• [RAW RECORDS]:
____________

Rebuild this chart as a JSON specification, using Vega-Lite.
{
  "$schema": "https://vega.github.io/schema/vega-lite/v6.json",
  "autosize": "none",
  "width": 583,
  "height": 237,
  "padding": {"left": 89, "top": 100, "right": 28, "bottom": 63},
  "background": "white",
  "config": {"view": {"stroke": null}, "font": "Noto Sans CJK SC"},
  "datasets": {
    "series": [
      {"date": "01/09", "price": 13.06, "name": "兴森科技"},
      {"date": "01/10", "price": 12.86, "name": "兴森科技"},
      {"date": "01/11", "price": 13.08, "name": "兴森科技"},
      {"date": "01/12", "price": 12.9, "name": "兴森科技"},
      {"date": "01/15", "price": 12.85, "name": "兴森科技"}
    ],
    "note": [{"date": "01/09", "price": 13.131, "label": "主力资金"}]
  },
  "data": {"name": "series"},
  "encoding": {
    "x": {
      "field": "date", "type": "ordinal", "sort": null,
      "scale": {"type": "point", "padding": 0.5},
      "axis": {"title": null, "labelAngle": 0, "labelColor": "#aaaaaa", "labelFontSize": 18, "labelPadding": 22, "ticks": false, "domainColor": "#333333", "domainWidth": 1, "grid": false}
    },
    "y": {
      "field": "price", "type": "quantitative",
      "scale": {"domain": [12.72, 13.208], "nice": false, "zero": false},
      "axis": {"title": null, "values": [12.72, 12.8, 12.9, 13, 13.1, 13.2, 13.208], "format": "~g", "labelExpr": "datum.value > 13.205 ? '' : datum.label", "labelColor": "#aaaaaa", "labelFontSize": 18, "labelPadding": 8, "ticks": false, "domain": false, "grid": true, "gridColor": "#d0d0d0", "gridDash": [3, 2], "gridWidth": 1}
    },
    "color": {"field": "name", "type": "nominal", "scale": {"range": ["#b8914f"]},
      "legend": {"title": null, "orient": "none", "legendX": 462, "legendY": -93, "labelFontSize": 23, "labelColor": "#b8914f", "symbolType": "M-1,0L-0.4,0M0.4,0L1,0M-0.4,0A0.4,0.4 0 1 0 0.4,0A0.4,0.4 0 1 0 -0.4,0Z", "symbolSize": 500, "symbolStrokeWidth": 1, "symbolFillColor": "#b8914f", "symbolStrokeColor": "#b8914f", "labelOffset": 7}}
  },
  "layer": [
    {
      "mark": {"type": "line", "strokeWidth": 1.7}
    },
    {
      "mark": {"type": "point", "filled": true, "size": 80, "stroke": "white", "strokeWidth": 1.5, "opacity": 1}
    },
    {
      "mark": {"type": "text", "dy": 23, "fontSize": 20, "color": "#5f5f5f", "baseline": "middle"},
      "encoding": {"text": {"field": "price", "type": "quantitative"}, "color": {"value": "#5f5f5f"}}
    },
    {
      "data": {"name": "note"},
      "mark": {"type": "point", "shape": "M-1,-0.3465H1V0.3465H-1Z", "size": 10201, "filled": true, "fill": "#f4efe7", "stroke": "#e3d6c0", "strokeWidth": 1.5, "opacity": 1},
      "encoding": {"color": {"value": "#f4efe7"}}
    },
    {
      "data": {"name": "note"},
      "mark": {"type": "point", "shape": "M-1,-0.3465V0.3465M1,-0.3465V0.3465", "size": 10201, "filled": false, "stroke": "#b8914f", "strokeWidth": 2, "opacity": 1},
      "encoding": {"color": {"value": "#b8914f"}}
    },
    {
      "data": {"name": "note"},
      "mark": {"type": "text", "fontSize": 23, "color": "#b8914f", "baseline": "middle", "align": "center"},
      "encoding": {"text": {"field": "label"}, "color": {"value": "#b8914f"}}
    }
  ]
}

____________

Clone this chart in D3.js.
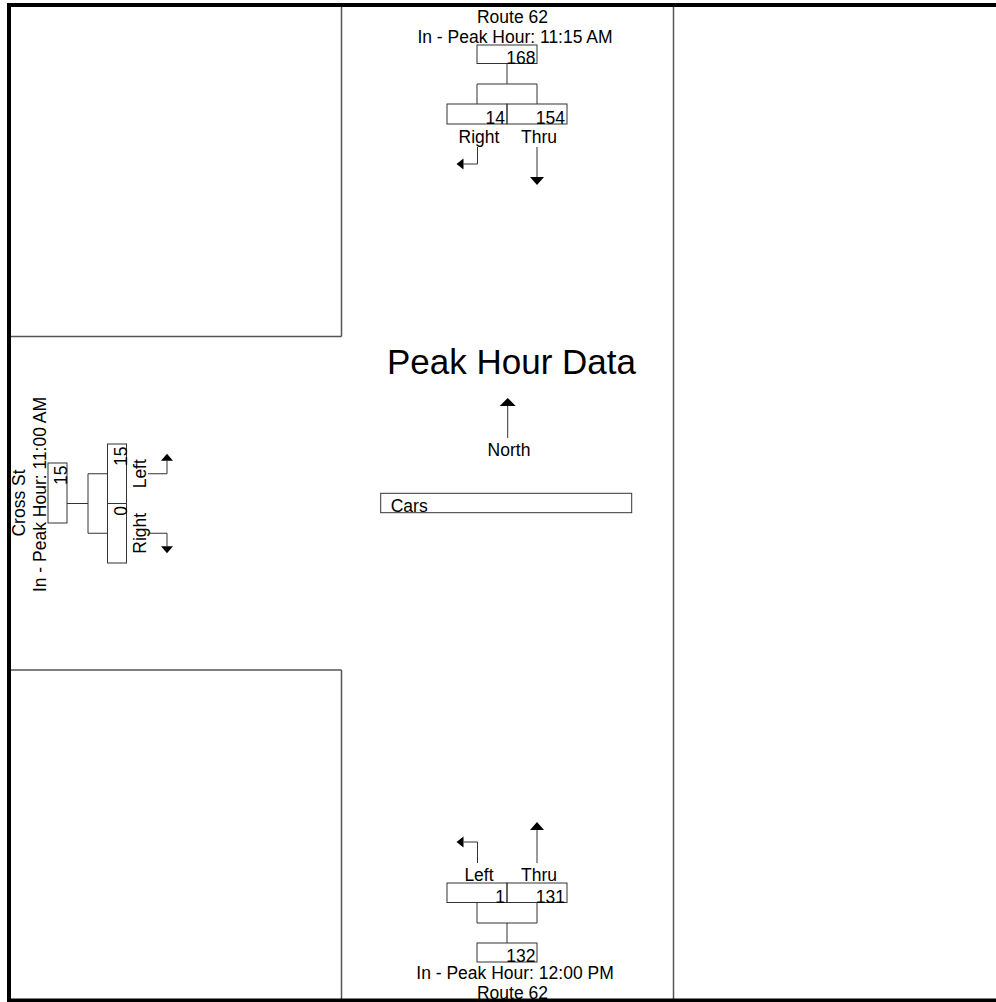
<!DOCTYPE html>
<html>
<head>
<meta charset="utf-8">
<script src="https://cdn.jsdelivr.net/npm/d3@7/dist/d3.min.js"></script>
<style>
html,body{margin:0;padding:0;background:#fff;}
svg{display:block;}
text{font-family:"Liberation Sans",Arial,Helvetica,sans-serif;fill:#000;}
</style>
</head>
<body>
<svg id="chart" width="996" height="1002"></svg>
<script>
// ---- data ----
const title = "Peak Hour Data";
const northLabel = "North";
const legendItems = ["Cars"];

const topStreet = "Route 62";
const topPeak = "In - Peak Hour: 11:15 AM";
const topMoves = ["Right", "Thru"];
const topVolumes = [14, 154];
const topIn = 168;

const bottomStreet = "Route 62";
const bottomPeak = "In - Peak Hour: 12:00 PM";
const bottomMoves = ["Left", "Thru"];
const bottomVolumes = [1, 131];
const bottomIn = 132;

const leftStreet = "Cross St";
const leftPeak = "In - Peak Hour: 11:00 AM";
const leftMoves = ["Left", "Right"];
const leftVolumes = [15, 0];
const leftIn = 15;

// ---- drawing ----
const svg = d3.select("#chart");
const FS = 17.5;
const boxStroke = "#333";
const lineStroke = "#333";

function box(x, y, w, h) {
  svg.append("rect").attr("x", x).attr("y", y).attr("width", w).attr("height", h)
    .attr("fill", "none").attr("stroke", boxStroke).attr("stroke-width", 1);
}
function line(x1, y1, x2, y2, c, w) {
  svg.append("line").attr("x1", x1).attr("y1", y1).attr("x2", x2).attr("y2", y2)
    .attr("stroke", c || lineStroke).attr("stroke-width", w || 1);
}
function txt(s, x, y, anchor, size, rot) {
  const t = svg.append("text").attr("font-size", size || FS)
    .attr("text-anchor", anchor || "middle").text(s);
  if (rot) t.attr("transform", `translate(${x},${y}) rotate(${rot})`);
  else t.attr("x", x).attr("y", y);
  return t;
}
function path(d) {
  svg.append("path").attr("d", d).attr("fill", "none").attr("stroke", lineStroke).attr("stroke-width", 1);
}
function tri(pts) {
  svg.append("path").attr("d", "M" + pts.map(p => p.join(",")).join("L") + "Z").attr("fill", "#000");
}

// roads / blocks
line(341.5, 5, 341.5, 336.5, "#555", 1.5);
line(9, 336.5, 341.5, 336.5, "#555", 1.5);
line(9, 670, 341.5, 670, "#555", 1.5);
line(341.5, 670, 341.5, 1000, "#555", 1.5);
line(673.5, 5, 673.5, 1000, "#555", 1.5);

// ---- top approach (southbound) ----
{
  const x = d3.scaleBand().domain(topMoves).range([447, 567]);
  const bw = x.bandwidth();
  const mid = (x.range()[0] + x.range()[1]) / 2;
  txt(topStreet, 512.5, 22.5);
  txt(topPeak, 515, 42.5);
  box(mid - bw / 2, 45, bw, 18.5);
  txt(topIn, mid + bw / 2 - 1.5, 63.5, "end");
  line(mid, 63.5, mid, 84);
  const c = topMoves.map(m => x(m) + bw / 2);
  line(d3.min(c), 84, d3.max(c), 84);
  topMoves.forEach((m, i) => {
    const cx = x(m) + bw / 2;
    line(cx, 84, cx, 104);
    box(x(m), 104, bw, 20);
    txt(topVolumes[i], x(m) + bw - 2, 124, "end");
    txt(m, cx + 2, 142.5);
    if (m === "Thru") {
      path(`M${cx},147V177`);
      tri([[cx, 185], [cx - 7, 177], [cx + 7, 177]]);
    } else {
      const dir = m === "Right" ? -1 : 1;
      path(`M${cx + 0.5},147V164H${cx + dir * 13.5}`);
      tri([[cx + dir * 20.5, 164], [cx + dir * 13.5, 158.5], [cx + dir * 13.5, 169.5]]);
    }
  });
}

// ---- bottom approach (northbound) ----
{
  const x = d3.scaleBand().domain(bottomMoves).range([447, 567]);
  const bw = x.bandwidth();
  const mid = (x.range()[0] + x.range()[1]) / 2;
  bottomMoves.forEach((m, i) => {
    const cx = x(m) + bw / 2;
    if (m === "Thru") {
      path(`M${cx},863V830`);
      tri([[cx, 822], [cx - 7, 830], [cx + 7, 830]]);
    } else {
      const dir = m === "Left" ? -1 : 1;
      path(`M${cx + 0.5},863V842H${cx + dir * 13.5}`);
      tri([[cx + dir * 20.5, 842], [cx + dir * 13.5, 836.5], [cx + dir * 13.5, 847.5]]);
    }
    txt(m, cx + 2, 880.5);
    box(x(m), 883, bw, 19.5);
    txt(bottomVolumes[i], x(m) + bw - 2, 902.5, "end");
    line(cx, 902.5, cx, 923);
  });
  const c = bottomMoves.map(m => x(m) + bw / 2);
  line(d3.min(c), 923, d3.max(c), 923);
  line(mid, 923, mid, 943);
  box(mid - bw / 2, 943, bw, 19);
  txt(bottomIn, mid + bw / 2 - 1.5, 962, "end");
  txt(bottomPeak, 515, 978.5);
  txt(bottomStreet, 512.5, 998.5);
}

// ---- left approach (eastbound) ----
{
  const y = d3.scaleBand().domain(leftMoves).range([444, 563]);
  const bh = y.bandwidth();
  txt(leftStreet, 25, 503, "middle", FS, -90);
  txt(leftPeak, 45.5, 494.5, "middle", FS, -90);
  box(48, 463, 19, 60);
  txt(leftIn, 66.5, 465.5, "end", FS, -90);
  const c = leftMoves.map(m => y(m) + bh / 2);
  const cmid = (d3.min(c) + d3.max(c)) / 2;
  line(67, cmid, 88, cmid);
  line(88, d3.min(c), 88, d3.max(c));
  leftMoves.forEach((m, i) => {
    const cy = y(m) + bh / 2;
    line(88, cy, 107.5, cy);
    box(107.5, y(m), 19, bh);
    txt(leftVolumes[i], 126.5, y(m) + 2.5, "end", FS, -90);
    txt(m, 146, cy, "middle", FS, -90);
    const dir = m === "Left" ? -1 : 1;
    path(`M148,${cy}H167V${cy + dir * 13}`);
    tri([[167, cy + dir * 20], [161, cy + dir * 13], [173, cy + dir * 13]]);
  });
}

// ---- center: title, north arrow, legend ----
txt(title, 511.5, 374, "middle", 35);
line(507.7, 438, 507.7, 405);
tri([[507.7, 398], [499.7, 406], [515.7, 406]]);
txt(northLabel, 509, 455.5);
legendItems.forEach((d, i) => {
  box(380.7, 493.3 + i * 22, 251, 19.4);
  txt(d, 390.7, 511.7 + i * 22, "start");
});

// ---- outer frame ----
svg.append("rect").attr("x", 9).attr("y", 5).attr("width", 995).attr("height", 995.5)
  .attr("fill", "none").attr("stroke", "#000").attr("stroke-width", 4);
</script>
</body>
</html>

____________

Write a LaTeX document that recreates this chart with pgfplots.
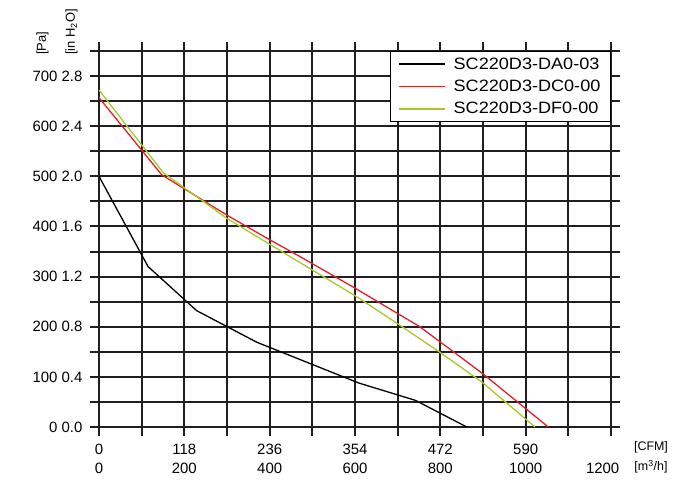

____________

• [STATED TASK]: What lines above run from the one with "Clone this chart in D3.js." to the one with "const leftIn = 15;"? Give them again exactly, ends included, and leave the pictures out.

• [EXPECTED ANSWER]:
Clone this chart in D3.js.
<!DOCTYPE html>
<html>
<head>
<meta charset="utf-8">
<script src="https://cdn.jsdelivr.net/npm/d3@7/dist/d3.min.js"></script>
<style>
html,body{margin:0;padding:0;background:#fff;}
svg{display:block;}
text{font-family:"Liberation Sans",Arial,Helvetica,sans-serif;fill:#000;}
</style>
</head>
<body>
<svg id="chart" width="996" height="1002"></svg>
<script>
// ---- data ----
const title = "Peak Hour Data";
const northLabel = "North";
const legendItems = ["Cars"];

const topStreet = "Route 62";
const topPeak = "In - Peak Hour: 11:15 AM";
const topMoves = ["Right", "Thru"];
const topVolumes = [14, 154];
const topIn = 168;

const bottomStreet = "Route 62";
const bottomPeak = "In - Peak Hour: 12:00 PM";
const bottomMoves = ["Left", "Thru"];
const bottomVolumes = [1, 131];
const bottomIn = 132;

const leftStreet = "Cross St";
const leftPeak = "In - Peak Hour: 11:00 AM";
const leftMoves = ["Left", "Right"];
const leftVolumes = [15, 0];
const leftIn = 15;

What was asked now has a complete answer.